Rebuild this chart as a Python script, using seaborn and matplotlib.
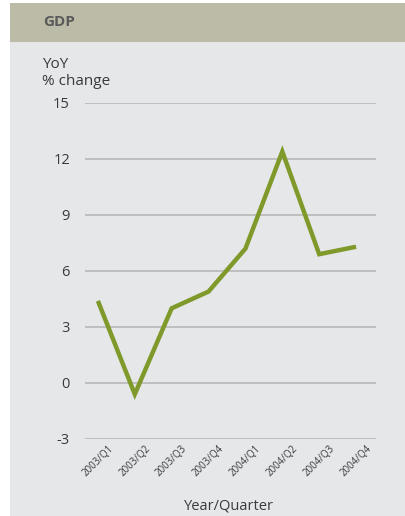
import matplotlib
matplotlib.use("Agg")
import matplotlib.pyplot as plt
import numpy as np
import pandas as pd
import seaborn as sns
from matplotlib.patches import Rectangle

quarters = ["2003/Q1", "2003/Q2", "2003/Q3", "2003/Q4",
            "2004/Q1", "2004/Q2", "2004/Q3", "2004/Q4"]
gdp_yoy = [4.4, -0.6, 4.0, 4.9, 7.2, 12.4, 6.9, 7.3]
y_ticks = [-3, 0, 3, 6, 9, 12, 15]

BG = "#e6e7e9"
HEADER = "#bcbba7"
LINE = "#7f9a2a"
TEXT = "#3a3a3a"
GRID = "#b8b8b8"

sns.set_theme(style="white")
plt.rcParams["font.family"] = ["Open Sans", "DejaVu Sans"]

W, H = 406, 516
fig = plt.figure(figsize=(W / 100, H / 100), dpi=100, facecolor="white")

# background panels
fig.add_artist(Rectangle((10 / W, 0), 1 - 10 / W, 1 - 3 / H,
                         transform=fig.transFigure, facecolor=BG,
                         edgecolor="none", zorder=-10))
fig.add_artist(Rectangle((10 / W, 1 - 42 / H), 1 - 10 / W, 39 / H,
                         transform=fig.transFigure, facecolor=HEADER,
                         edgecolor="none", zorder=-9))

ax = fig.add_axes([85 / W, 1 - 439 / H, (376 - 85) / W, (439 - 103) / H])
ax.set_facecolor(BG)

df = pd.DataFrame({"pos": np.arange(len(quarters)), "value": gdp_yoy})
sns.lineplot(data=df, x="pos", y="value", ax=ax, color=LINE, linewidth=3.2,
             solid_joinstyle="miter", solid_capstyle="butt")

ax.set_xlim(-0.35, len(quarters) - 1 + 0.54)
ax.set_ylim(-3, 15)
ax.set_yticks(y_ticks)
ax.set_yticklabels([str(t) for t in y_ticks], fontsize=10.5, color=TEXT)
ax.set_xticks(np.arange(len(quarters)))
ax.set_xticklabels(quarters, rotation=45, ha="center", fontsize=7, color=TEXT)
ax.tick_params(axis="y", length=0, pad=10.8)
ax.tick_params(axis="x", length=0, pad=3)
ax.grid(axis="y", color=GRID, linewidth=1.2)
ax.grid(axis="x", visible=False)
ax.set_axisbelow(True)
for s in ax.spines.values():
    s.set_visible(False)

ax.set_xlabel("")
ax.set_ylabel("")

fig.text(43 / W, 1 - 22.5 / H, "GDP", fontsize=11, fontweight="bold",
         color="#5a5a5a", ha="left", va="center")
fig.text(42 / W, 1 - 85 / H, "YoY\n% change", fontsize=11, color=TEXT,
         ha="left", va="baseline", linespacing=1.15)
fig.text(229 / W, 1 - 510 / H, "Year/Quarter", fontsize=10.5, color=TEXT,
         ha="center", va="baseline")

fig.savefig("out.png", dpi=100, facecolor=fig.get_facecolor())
————
» Stated problem:
Return nothing but the lines running from the start of the data to the line with "fig = plt.figure(figsize=(W", please, both ends included and no pictures.

» Problem solution:
Rebuild this chart as a Python script, using seaborn and matplotlib.
import matplotlib
matplotlib.use("Agg")
import matplotlib.pyplot as plt
import numpy as np
import pandas as pd
import seaborn as sns
from matplotlib.patches import Rectangle

quarters = ["2003/Q1", "2003/Q2", "2003/Q3", "2003/Q4",
            "2004/Q1", "2004/Q2", "2004/Q3", "2004/Q4"]
gdp_yoy = [4.4, -0.6, 4.0, 4.9, 7.2, 12.4, 6.9, 7.3]
y_ticks = [-3, 0, 3, 6, 9, 12, 15]

BG = "#e6e7e9"
HEADER = "#bcbba7"
LINE = "#7f9a2a"
TEXT = "#3a3a3a"
GRID = "#b8b8b8"

sns.set_theme(style="white")
plt.rcParams["font.family"] = ["Open Sans", "DejaVu Sans"]

W, H = 406, 516
fig = plt.figure(figsize=(W / 100, H / 100), dpi=100, facecolor="white")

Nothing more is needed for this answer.